Cette introduction est nécessaire car les adaptations au cinéma me semblent en général faire la part bien trop belle au couple Anna /Vronski occultant la vraie vision de l'écrivain. C'est vrai pour le film de Duvivier, de Clarence Brown avec Greta Garbo. Celui de Joe Wright (avec Keira Knightley) a d'autres défauts lié à la théâtralisation à outrance du film .
Je n'ai jamais vu les films russes car, semble-t-il on ne les trouve pas facilement. Celui de Zarkhi de 1967 n'existe qu'en VO avec sous-titres anglais. On en trouve sur internet de plus anciens non sous-titrés... Même avec les passages en français (le français étant la langue des gens cultivés en Russie), ce n'est pas très pratique... Pour ces films, donc, je ne sais pas ce qu'il en est.

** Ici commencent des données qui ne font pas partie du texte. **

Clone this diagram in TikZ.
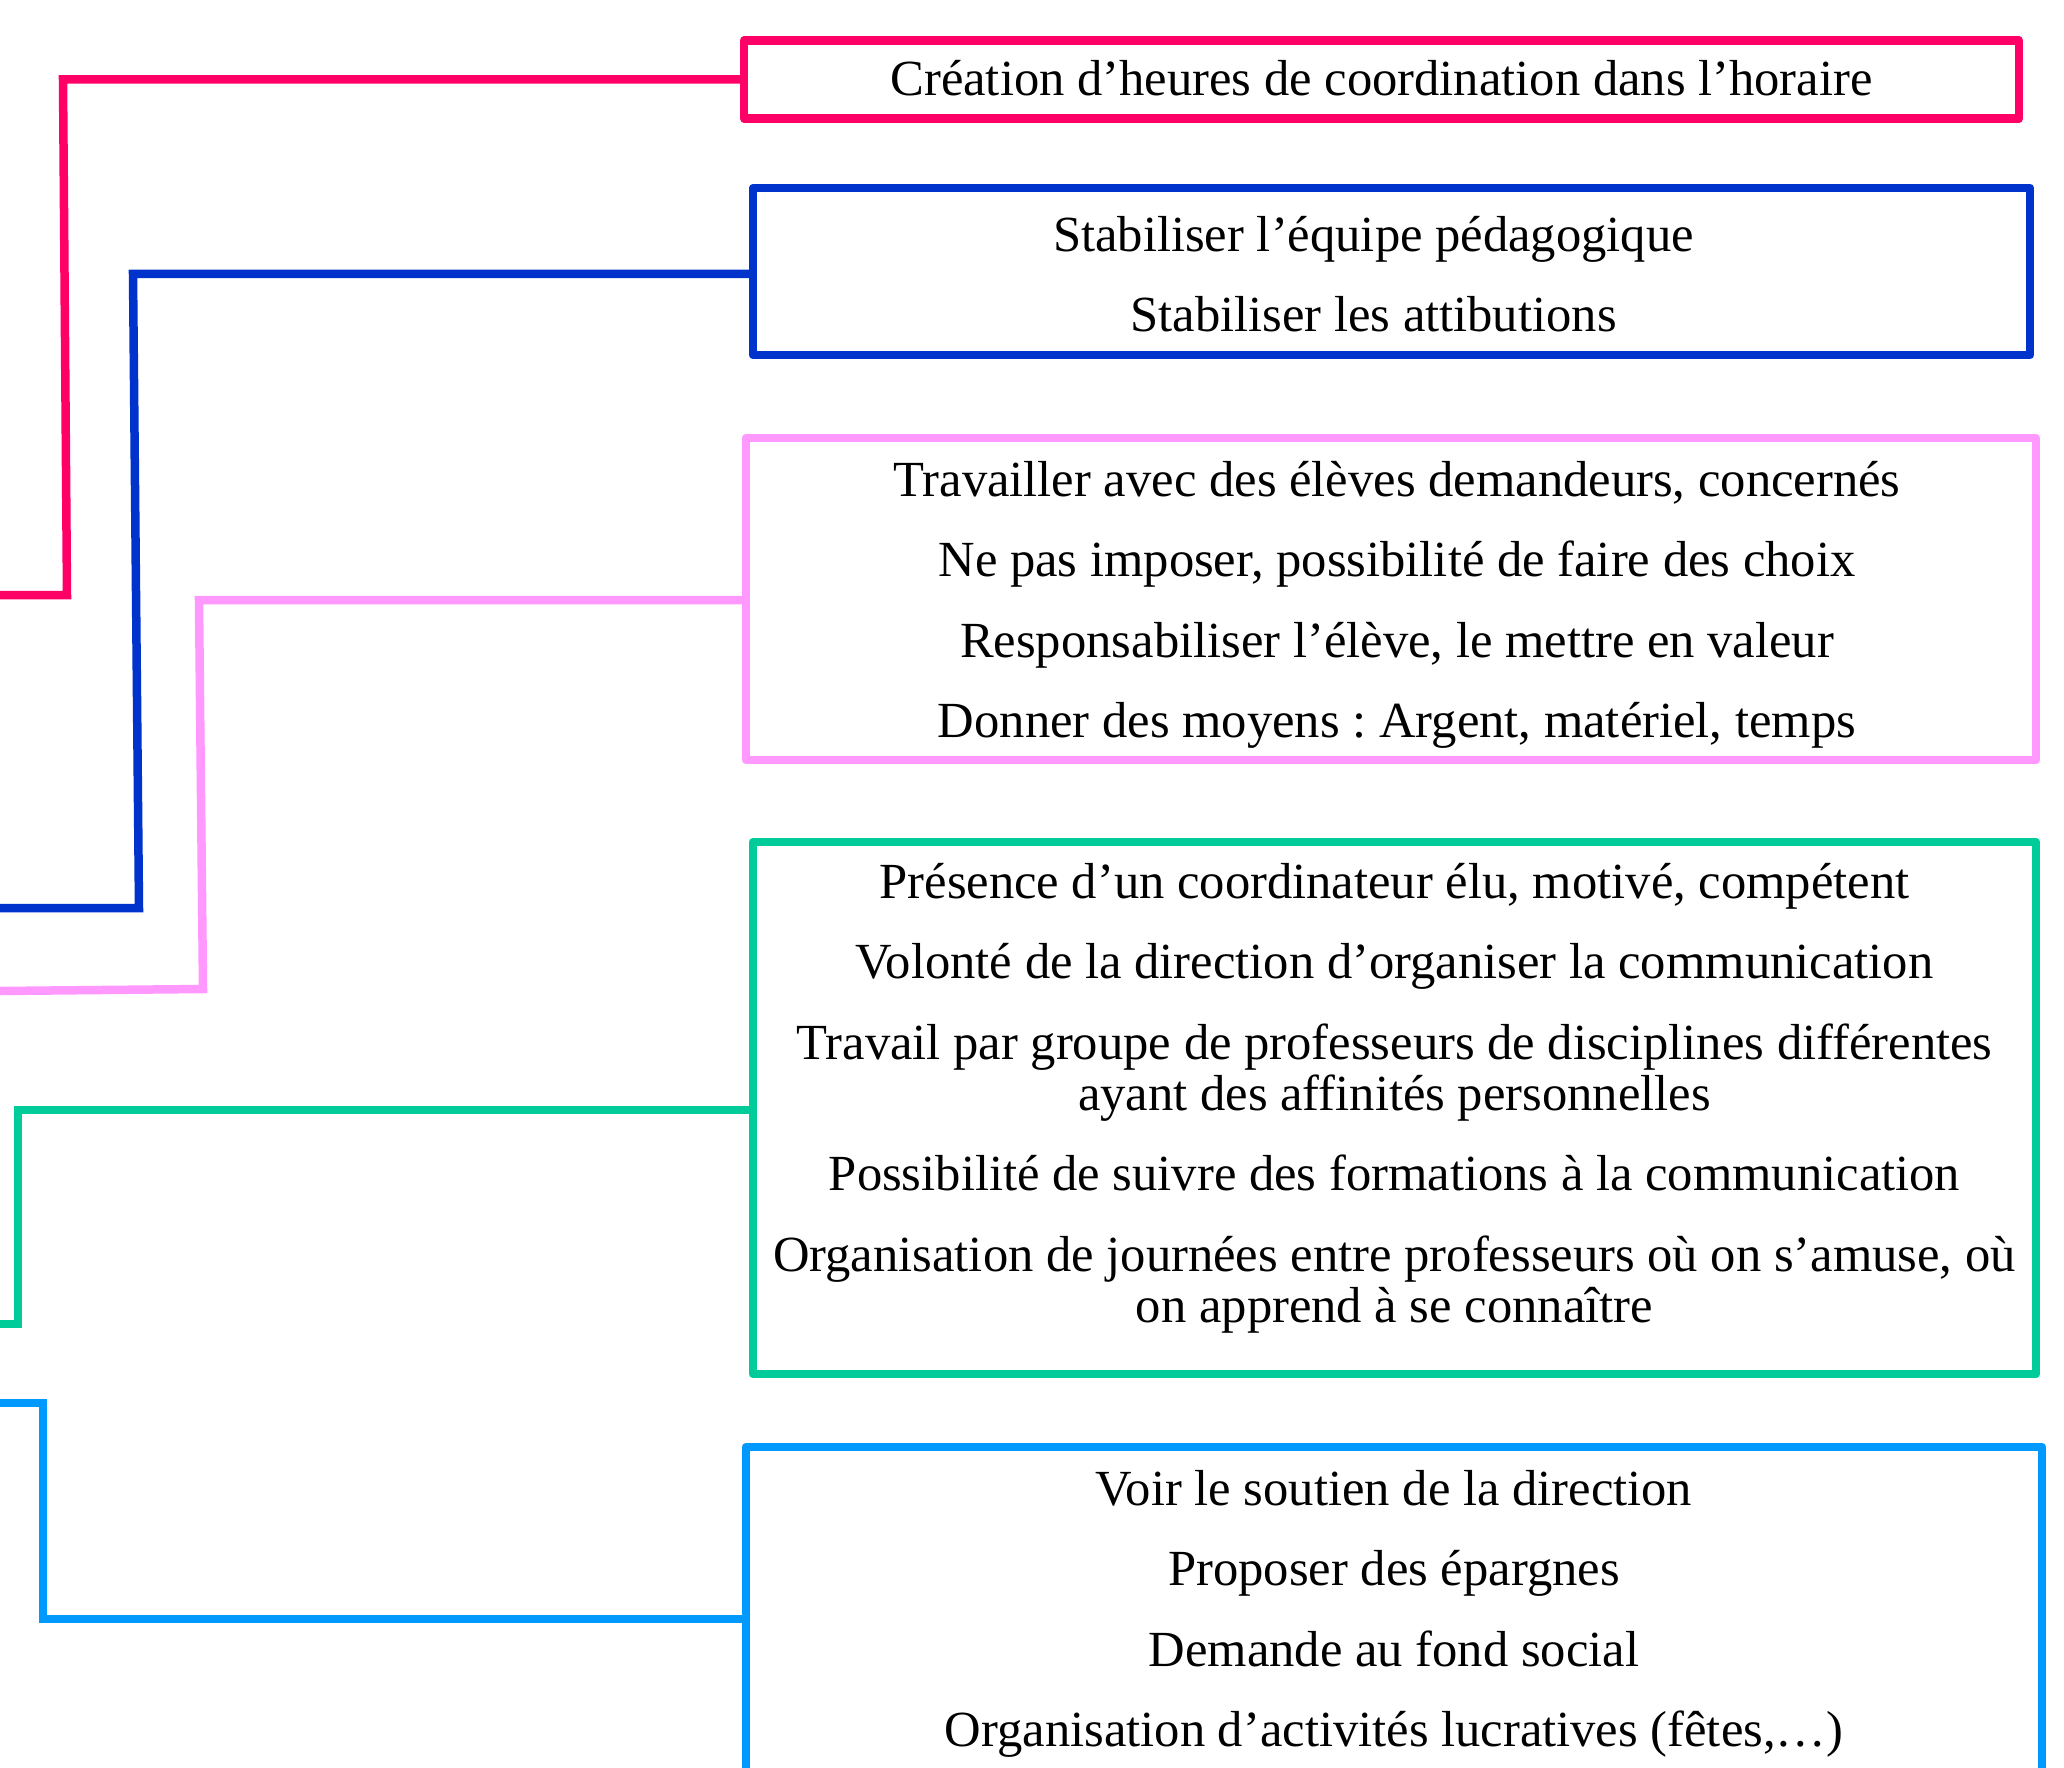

De ce point de vue, la vision de Christian Duguay, en réhabilitant le couple Levine/Kitty, me semble beaucoup plus conforme à celle de Tolstoï et mérite toute notre attention.
Le film, la mini-série, dure 3 heures environ permettant au réalisateur de plus facilement installer l'action et les personnages. Les acteurs habitent bien leurs personnages sans démesure et, du coup, sont tous très crédibles.
Un regret (de taille) : la plus belle scène du livre (la réconciliation Kitty / Levine !) qui s'étale sur des dizaines de pages dans le roman, qu'on lit et relit avec délectation, dont on sent que Tolstoï y a mis tout son savoir-faire et tout son cœur, sa délicatesse et son amour des personnages, qui a tant de sens et de non-dits, qui est centrale dans le roman (pages 500 sur 1000) et en constitue un sommet, est traitée ici en à peu près 2 ou 3 répliques. Très belles et émouvantes, certes, mais ... Ah, quel dommage mais quel dommage !
En contrepoint, la scène où Kitty sert dans un hôpital de guerre (contexte différent dans le roman) est splendide et très réussie.
Lou de Laâge me semble être l'interprète tout-à-fait adaptée du rôle, très beau, je crois l'avoir déjà dit, de Kitty.
Tout ceci étant dit, cette adaptation du roman reste de très très bon niveau et je la recommande à tous ceux qui comme moi ressentent la profonde aspiration de Tolstoï vers une vie simple et heureuse.